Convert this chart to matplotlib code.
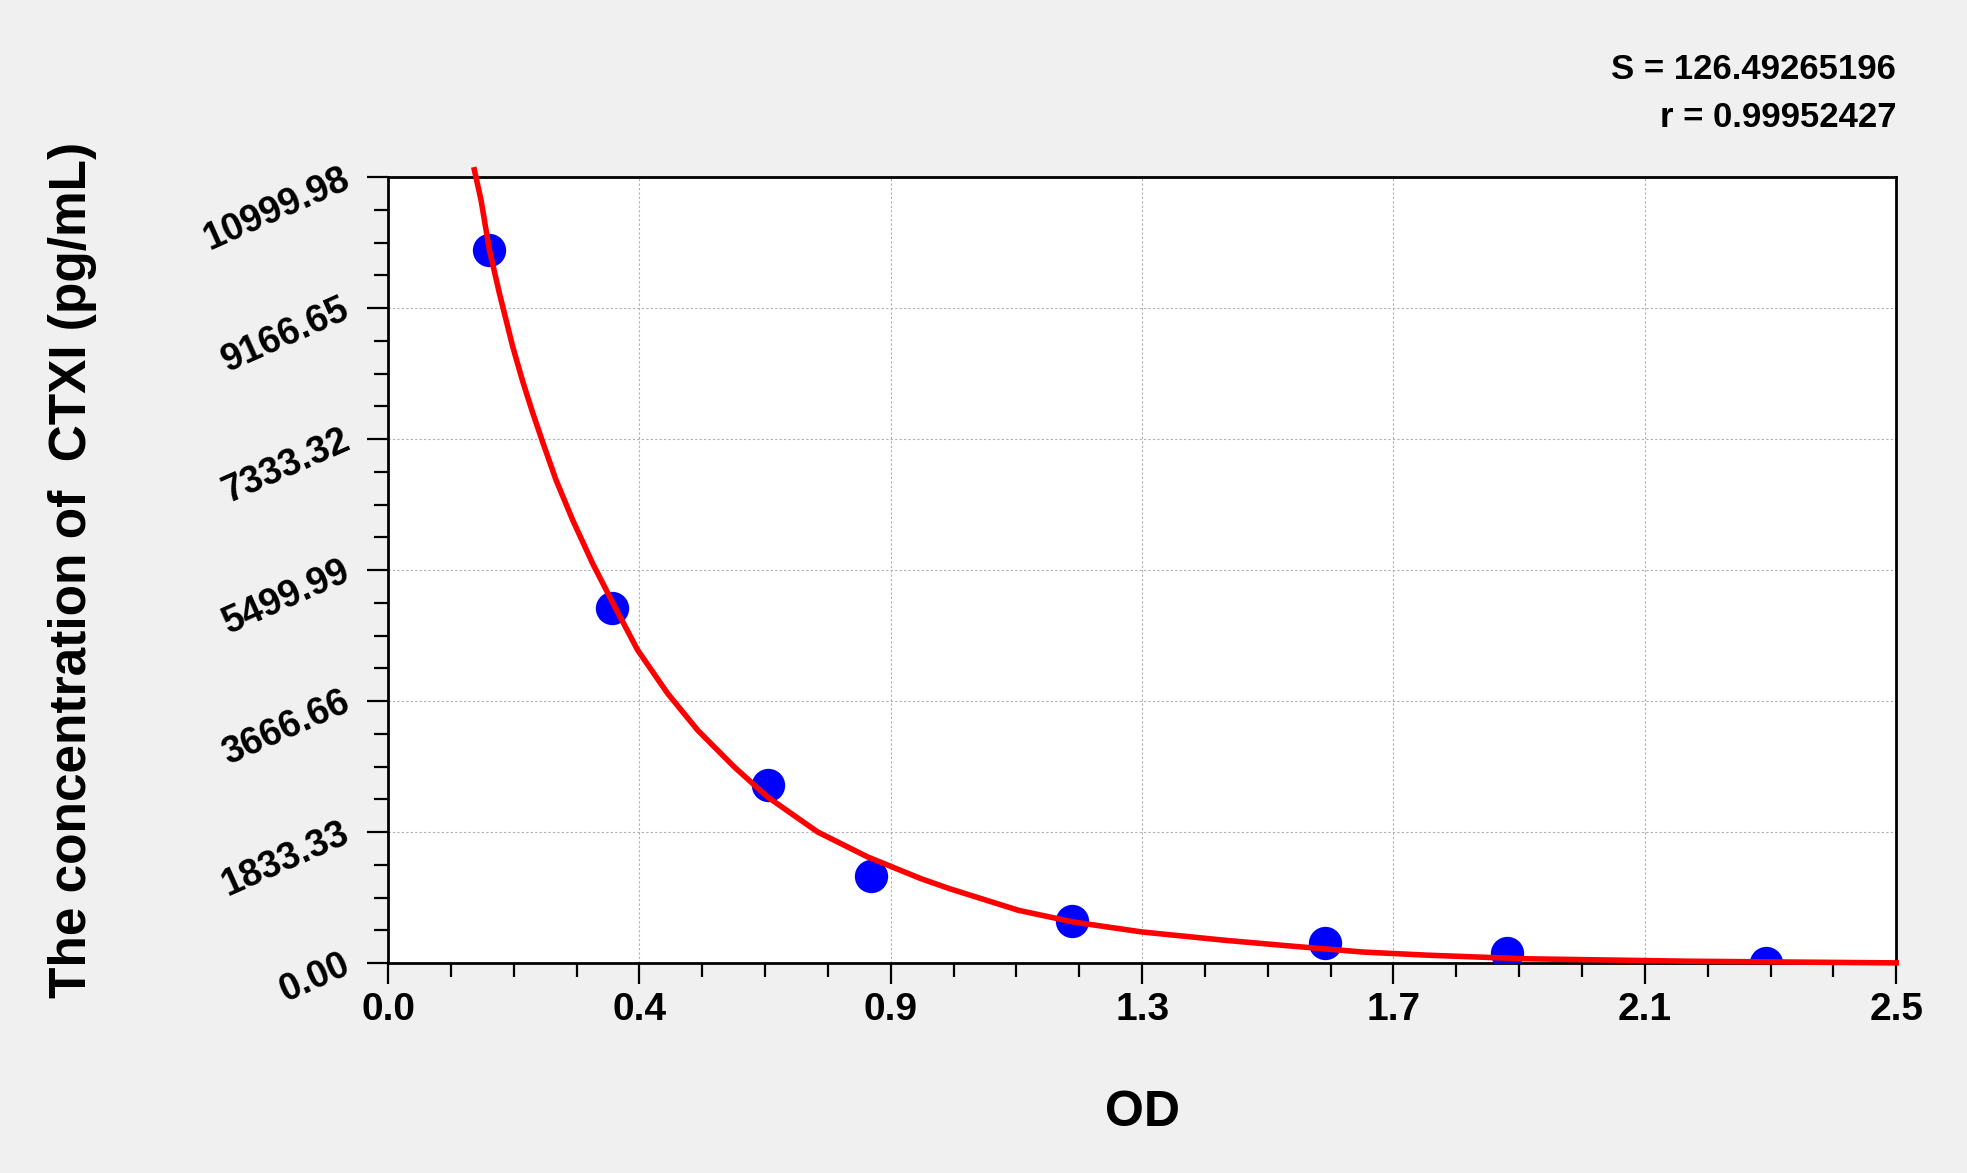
import numpy as np
import matplotlib
matplotlib.use("Agg")
import matplotlib.pyplot as plt
from matplotlib.ticker import AutoMinorLocator

plt.rcParams['font.family'] = ['Liberation Sans', 'DejaVu Sans']
plt.rcParams['font.weight'] = 'bold'

# standard points (OD, concentration)
od = [0.167, 0.371, 0.629, 0.800, 1.134, 1.553, 1.855, 2.284]
conc = [9975, 4965, 2490, 1220, 585, 275, 140, 0]

# fitted curve
curve_od = [0.143, 0.154, 0.168, 0.1845, 0.2066, 0.2232, 0.2398, 0.2563,
            0.2784, 0.306, 0.339, 0.375, 0.4137, 0.4634, 0.5132, 0.5738,
            0.629, 0.712, 0.795, 0.883, 0.931, 1.045, 1.136, 1.2505,
            1.3876, 1.5016, 1.6158, 1.7227, 1.883, 2.159, 2.5]
curve_conc = [11102, 10682, 9982, 9375, 8627, 8140, 7700, 7290,
              6761, 6200, 5594, 5000, 4380, 3773, 3259, 2745,
              2325, 1835, 1485, 1182, 1040, 738, 574, 434,
              318, 234, 154, 110, 60, 25, 2]

xticks = [0, 2.5/6, 5/6, 1.25, 10/6, 12.5/6, 2.5]
xlabels = ['0.0', '0.4', '0.9', '1.3', '1.7', '2.1', '2.5']
yticks = [0, 1833.33, 3666.66, 5499.99, 7333.32, 9166.65, 10999.98]
ylabels = ['0.00', '1833.33', '3666.66', '5499.99', '7333.32', '9166.65', '10999.98']

fig = plt.figure(figsize=(19.67, 11.73), dpi=100, facecolor='#f0f0f0')
ax = fig.add_axes([0.1973, 0.179, 0.7667, 0.670])
ax.set_facecolor('white')

ax.plot(od, conc, 'o', color='#0000ff', markersize=24, markeredgewidth=0, zorder=3)
ax.plot(curve_od, curve_conc, color='#ff0000', linewidth=4, zorder=4, clip_on=False,
        solid_joinstyle='round')

ax.set_xlim(0, 2.5)
ax.set_ylim(0, 10999.98)
ax.set_xticks(xticks)
ax.set_xticklabels(xlabels, fontsize=28, fontweight='bold')
ax.set_yticks(yticks)
ax.set_yticklabels(ylabels, fontsize=27, fontweight='bold', rotation=24,
                   rotation_mode='anchor', ha='right', va='center')
ax.xaxis.set_minor_locator(AutoMinorLocator(4))
ax.yaxis.set_minor_locator(AutoMinorLocator(4))
ax.tick_params(which='major', direction='out', length=15, width=1.6, pad=6)
ax.tick_params(which='minor', direction='out', length=10, width=1.6)
ax.tick_params(axis='y', which='major', pad=14)

for s in ax.spines.values():
    s.set_linewidth(2)

ax.grid(True, which='major', linestyle=(0, (2, 2)), linewidth=0.8, color='#b0b0b0')
ax.set_axisbelow(True)

ax.set_xlabel('OD', fontsize=36, fontweight='bold')
ax.xaxis.set_label_coords(0.5, -0.162)
ax.set_ylabel('The concentration of  CTXI (pg/mL)', fontsize=37, fontweight='bold')
ax.yaxis.set_label_coords(-0.193, 0.5)

fig.text(0.964, 0.9405, 'S = 126.49265196', ha='right', va='center', fontsize=25, fontweight='bold')
fig.text(0.964, 0.8995, 'r = 0.99952427', ha='right', va='center', fontsize=25, fontweight='bold')

fig.savefig('out.png', dpi=100, facecolor=fig.get_facecolor())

--

EXERCISE BRIEF: Transcribe the opening line of the listing above, please, and every line after it through the line with "318, 234, 154, 110, 60, 25, 2]", word for word, without pictures.

WRITTEN SOLUTION:
Convert this chart to matplotlib code.
import numpy as np
import matplotlib
matplotlib.use("Agg")
import matplotlib.pyplot as plt
from matplotlib.ticker import AutoMinorLocator

plt.rcParams['font.family'] = ['Liberation Sans', 'DejaVu Sans']
plt.rcParams['font.weight'] = 'bold'

# standard points (OD, concentration)
od = [0.167, 0.371, 0.629, 0.800, 1.134, 1.553, 1.855, 2.284]
conc = [9975, 4965, 2490, 1220, 585, 275, 140, 0]

# fitted curve
curve_od = [0.143, 0.154, 0.168, 0.1845, 0.2066, 0.2232, 0.2398, 0.2563,
            0.2784, 0.306, 0.339, 0.375, 0.4137, 0.4634, 0.5132, 0.5738,
            0.629, 0.712, 0.795, 0.883, 0.931, 1.045, 1.136, 1.2505,
            1.3876, 1.5016, 1.6158, 1.7227, 1.883, 2.159, 2.5]
curve_conc = [11102, 10682, 9982, 9375, 8627, 8140, 7700, 7290,
              6761, 6200, 5594, 5000, 4380, 3773, 3259, 2745,
              2325, 1835, 1485, 1182, 1040, 738, 574, 434,
              318, 234, 154, 110, 60, 25, 2]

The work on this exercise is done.